Each and every instance of observing members of the police has been unsatisfactory-to-highly unsatisfactory, and here I find myself, searching Google and reading a blog such as yours.

Of late, I witnessed a police car pull up an acquaintance of mine as he was walking home from work, and watching the manner of their interaction with him, I was appalled. It was a police car with 4 members inside, patrolling the very quiet waterside neighbourhood of Cotton Tree. They pulled the car right off the curb in front of this chap, blocking his progress along the footpath, wound down a window and demanded with aggressive tones what he was doing. When he replied he was walking home from the Plaza where he worked as a store manager (he was in full uniform, very neat, with a work bag), they queried him further about his address and place of work, then drove off abruptly with no further comment.

The interaction contained no salutation, no final words of thanks or recognition, nothing, just abrupt, aggressive bullying with absolutely no reason. The person was clearly shaken, quite badly, to the point where I offered to walk him home and hear what had happened in further detail.

I was so taken aback, and so affronted by this event in my little street, in my sleepy neighbourhood, involving a person who in no terms looked like a victim or suspect either, that I actually called the local Maroochydore station, and made a formal complaint.
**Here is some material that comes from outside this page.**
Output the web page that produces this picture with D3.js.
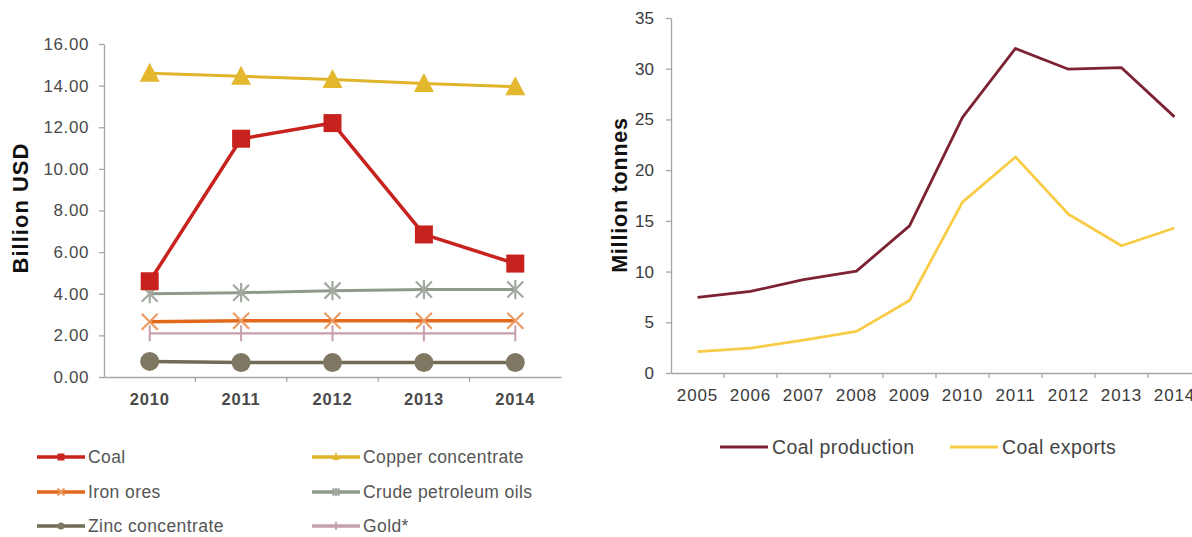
<!DOCTYPE html>
<html>
<head>
<meta charset="utf-8">
<script src="https://cdn.jsdelivr.net/npm/d3@7"></script>
<style>
  html, body { margin: 0; padding: 0; background: #ffffff; }
  svg { display: block; font-family: "Liberation Sans", Arial, sans-serif; }
</style>
</head>
<body>
<svg id="chart" width="1192" height="537"></svg>
<script>
// Exports by commodity, billion USD
const exportYears = ["2010", "2011", "2012", "2013", "2014"];
const coalExports = [4.6, 11.45, 12.2, 6.85, 5.45];
const copperExports = [14.6, 14.45, 14.3, 14.1, 13.95];
const ironExports = [2.65, 2.7, 2.7, 2.7, 2.7];
const crudeExports = [4.0, 4.05, 4.15, 4.2, 4.2];
const zincExports = [0.75, 0.7, 0.7, 0.7, 0.7];
const goldExports = [2.1, 2.1, 2.1, 2.1, 2.1];
const usdTicks = [0, 2, 4, 6, 8, 10, 12, 14, 16];

// Coal output and shipments, million tonnes
const coalYears = ["2005", "2006", "2007", "2008", "2009", "2010", "2011", "2012", "2013", "2014"];
const coalProduction = [7.45, 8.05, 9.2, 10.05, 14.5, 25.2, 32.0, 29.95, 30.1, 25.25];
const coalShipments = [2.1, 2.45, 3.25, 4.1, 7.15, 16.85, 21.3, 15.65, 12.55, 14.3];
const tonneTicks = [0, 5, 10, 15, 20, 25, 30, 35];

const svg = d3.select("#chart");
const axisColor = "#a6a6a6";

function styleAxis(g) {
  g.selectAll("path.domain").attr("stroke", axisColor).attr("stroke-width", 1.3);
  g.selectAll(".tick line").attr("stroke", axisColor).attr("stroke-width", 1.3);
}

// ---------- Left panel: commodity exports ----------
const xL = d3.scaleBand().domain(exportYears).range([104, 561]);
const yL = d3.scaleLinear().domain([0, 16]).range([377, 44]);

const gxL = svg.append("g").attr("transform", "translate(0,377)")
  .call(d3.axisBottom(xL).tickSize(0).tickSizeOuter(0).tickPadding(16));
gxL.selectAll("text").attr("font-size", 16.5).attr("font-weight", "bold").attr("fill", "#4a4a4a").style("letter-spacing", "0.8px");
styleAxis(gxL);
// tick marks between year groups
gxL.selectAll("line.sep").data(exportYears.slice(1)).enter().append("line").attr("class", "sep")
  .attr("x1", d => xL(d)).attr("x2", d => xL(d)).attr("y1", 0).attr("y2", 5)
  .attr("stroke", axisColor).attr("stroke-width", 1.3);

const gyL = svg.append("g").attr("transform", "translate(104,0)")
  .call(d3.axisLeft(yL).tickValues(usdTicks).tickFormat(d3.format(".2f")).tickSize(5).tickSizeOuter(0).tickPadding(10));
gyL.selectAll("text").attr("font-size", 17).attr("fill", "#4a4a4a").style("letter-spacing", "0.6px");
styleAxis(gyL);

svg.append("text")
  .attr("transform", "translate(28,208) rotate(-90)")
  .attr("text-anchor", "middle")
  .attr("font-size", 22).attr("font-weight", "bold").attr("fill", "#111")
  .style("letter-spacing", "1px")
  .text("Billion USD");

const cx = (i) => xL(exportYears[i]) + xL.bandwidth() / 2;

// marker painters
function drawMarker(g, type, x, y, color, s) {
  if (type === "square") {
    g.append("rect").attr("x", x - s / 2).attr("y", y - s / 2).attr("width", s).attr("height", s).attr("fill", color);
  } else if (type === "triangle") {
    const h = s * 0.85;
    g.append("path").attr("d", `M${x},${y - h / 2 - 2}L${x + s / 2},${y + h / 2}L${x - s / 2},${y + h / 2}Z`).attr("fill", color);
  } else if (type === "cross") {
    const r = s / 2;
    g.append("path").attr("d", `M${x - r},${y - r}L${x + r},${y + r}M${x - r},${y + r}L${x + r},${y - r}`)
      .attr("stroke", color).attr("stroke-width", 2.2).attr("fill", "none");
  } else if (type === "star") {
    const r = s / 2;
    g.append("path").attr("d", `M${x - r},${y - r}L${x + r},${y + r}M${x - r},${y + r}L${x + r},${y - r}M${x},${y - r * 1.2}L${x},${y + r * 1.2}`)
      .attr("stroke", color).attr("stroke-width", 2.2).attr("fill", "none");
  } else if (type === "circle") {
    g.append("circle").attr("cx", x).attr("cy", y).attr("r", s / 2).attr("fill", color);
  } else if (type === "plus") {
    g.append("path").attr("d", `M${x},${y - s / 2}L${x},${y + s / 2}`)
      .attr("stroke", color).attr("stroke-width", 2).attr("fill", "none");
  }
}

const commodities = [
  { name: "Crude petroleum oils", values: crudeExports, color: "#8f9a8b", mark: "#a3aaa0", marker: "star", size: 16, width: 3 },
  { name: "Iron ores", values: ironExports, color: "#e2691b", mark: "#eb9a62", marker: "cross", size: 16, width: 3.5 },
  { name: "Gold*", values: goldExports, color: "#c6a0ad", mark: "#c6a0ad", marker: "plus", size: 16, width: 2.2 },
  { name: "Zinc concentrate", values: zincExports, color: "#716c55", mark: "#7e7862", marker: "circle", size: 19, width: 3.5 },
  { name: "Copper concentrate", values: copperExports, color: "#e0b52c", mark: "#e3b82f", marker: "triangle", size: 20, width: 3 },
  { name: "Coal", values: coalExports, color: "#c8221e", mark: "#c8221e", marker: "square", size: 18, width: 3.5 }
];

const lineL = d3.line().x((d, i) => cx(i)).y(d => yL(d));
commodities.forEach(c => {
  const g = svg.append("g");
  g.append("path").datum(c.values).attr("d", lineL)
    .attr("fill", "none").attr("stroke", c.color).attr("stroke-width", c.width).attr("stroke-linejoin", "round");
  c.values.forEach((v, i) => drawMarker(g, c.marker, cx(i), yL(v), c.mark, c.size));
});

// legend, two columns
const legendOrder = ["Coal", "Copper concentrate", "Iron ores", "Crude petroleum oils", "Zinc concentrate", "Gold*"];
const legendCols = [37, 312];
const legendRows = [457, 492, 526];
legendOrder.forEach((name, k) => {
  const c = commodities.find(d => d.name === name);
  const x0 = legendCols[k % 2];
  const y0 = legendRows[Math.floor(k / 2)];
  const g = svg.append("g");
  g.append("line").attr("x1", x0).attr("x2", x0 + 48).attr("y1", y0).attr("y2", y0)
    .attr("stroke", c.color).attr("stroke-width", 3.5);
  drawMarker(g, c.marker, x0 + 24, y0, c.mark, c.marker === "plus" ? 8 : 7);
  g.append("text").attr("x", x0 + 51).attr("y", y0 + 6)
    .attr("font-size", 17.5).attr("fill", "#555").style("letter-spacing", "0.4px").text(name);
});

// ---------- Right panel: coal production and exports ----------
const xR = d3.scaleBand().domain(coalYears).range([671, 1201]);
const yR = d3.scaleLinear().domain([0, 35]).range([373, 18]);

const gxR = svg.append("g").attr("transform", "translate(0,373)")
  .call(d3.axisBottom(xR).tickSize(0).tickSizeOuter(0).tickPadding(16));
gxR.selectAll("text").attr("font-size", 17).attr("fill", "#3a3a3a").style("letter-spacing", "0.9px");
styleAxis(gxR);
gxR.selectAll("line.sep").data(coalYears.slice(1)).enter().append("line").attr("class", "sep")
  .attr("x1", d => xR(d)).attr("x2", d => xR(d)).attr("y1", 0).attr("y2", 5)
  .attr("stroke", axisColor).attr("stroke-width", 1.3);

const gyR = svg.append("g").attr("transform", "translate(671,0)")
  .call(d3.axisLeft(yR).tickValues(tonneTicks).tickSize(5).tickSizeOuter(0).tickPadding(12));
gyR.selectAll("text").attr("font-size", 17).attr("fill", "#3a3a3a");
styleAxis(gyR);

svg.append("text")
  .attr("transform", "translate(627,195) rotate(-90)")
  .attr("text-anchor", "middle")
  .attr("font-size", 21.5).attr("font-weight", "bold").attr("fill", "#111")
  .style("letter-spacing", "0.8px")
  .text("Million tonnes");

const cxR = (i) => xR(coalYears[i]) + xR.bandwidth() / 2;
const lineR = d3.line().x((d, i) => cxR(i)).y(d => yR(d));

const coalSeries = [
  { name: "Coal production", values: coalProduction, color: "#7c2232" },
  { name: "Coal exports", values: coalShipments, color: "#f8cc47" }
];
coalSeries.forEach(s => {
  svg.append("path").datum(s.values).attr("d", lineR)
    .attr("fill", "none").attr("stroke", s.color).attr("stroke-width", 2.8).attr("stroke-linejoin", "round");
});

const legendR = [{ x: 720, s: coalSeries[0] }, { x: 950, s: coalSeries[1] }];
legendR.forEach(l => {
  svg.append("line").attr("x1", l.x).attr("x2", l.x + 48).attr("y1", 447).attr("y2", 447)
    .attr("stroke", l.s.color).attr("stroke-width", 3);
  svg.append("text").attr("x", l.x + 52).attr("y", 453.5)
    .attr("font-size", 19.5).attr("fill", "#444").style("letter-spacing", "0.4px").text(l.s.name);
});
</script>
</body>
</html>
This in itself was an ordeal, in which I had to endure every effort to shunt my complaint aside, to verbally badger me into recanting and hanging up, and eventually to placing obstacles in my path to making a complaint which I felt was my right, as a taxpaying citizen concerned at the conduct of a public employee. I am not so much of a pushover, and can string a sentence together, an attribute I have found that absolutely infuriates the police communications office, luckily as otherwise my complaint would have gone the way of many others, I am betting.

It seemed that at some point I passed a test, the "do we really have to do something about this person" test, after which a police communications person called me back and addressed the issue, albeit in a way that I suspect meant it would go no further. As it turns out, the car was responding to a call reporting a woman yelling in the area, and they were doing a drive by of the street.

Since then I have kept careful note of all further incidents I have witnessed by police in my town, and I must say, the attitude of dogged rudeness and self entitlement absolutely appalls me. I started out thinking along the lines of your latest blog entry, the hardships of the police job, and the social penalties they must work under, and giving them benefit of the doubt for that. But my observations are all in instances where really ordinary, respectable for lack of a better term, people have born the absolute rudeness and bullying of their local police force.

When an officer cannot enjoy an interaction with a pleasant member of the public, one like my acquaintance who would have been pro-police, polite to a fault, helpful and thankful, then there is something wrong, seriously wrong, in the system. The excuse that they deal with the awful spectrum of humanity, and hence their job is so difficult, no longer pulls weight with me.

As a PhD, a MPsych and a very well travelled, intelligent law abiding citizen (yes after dealing with the communications office one finds oneself pulling out all the armour and giving it a polish) I say the Queensland police force is a repulsive organisation, not fitting of the tax payers dollars to fund it, nor the good will it so belligerently demands.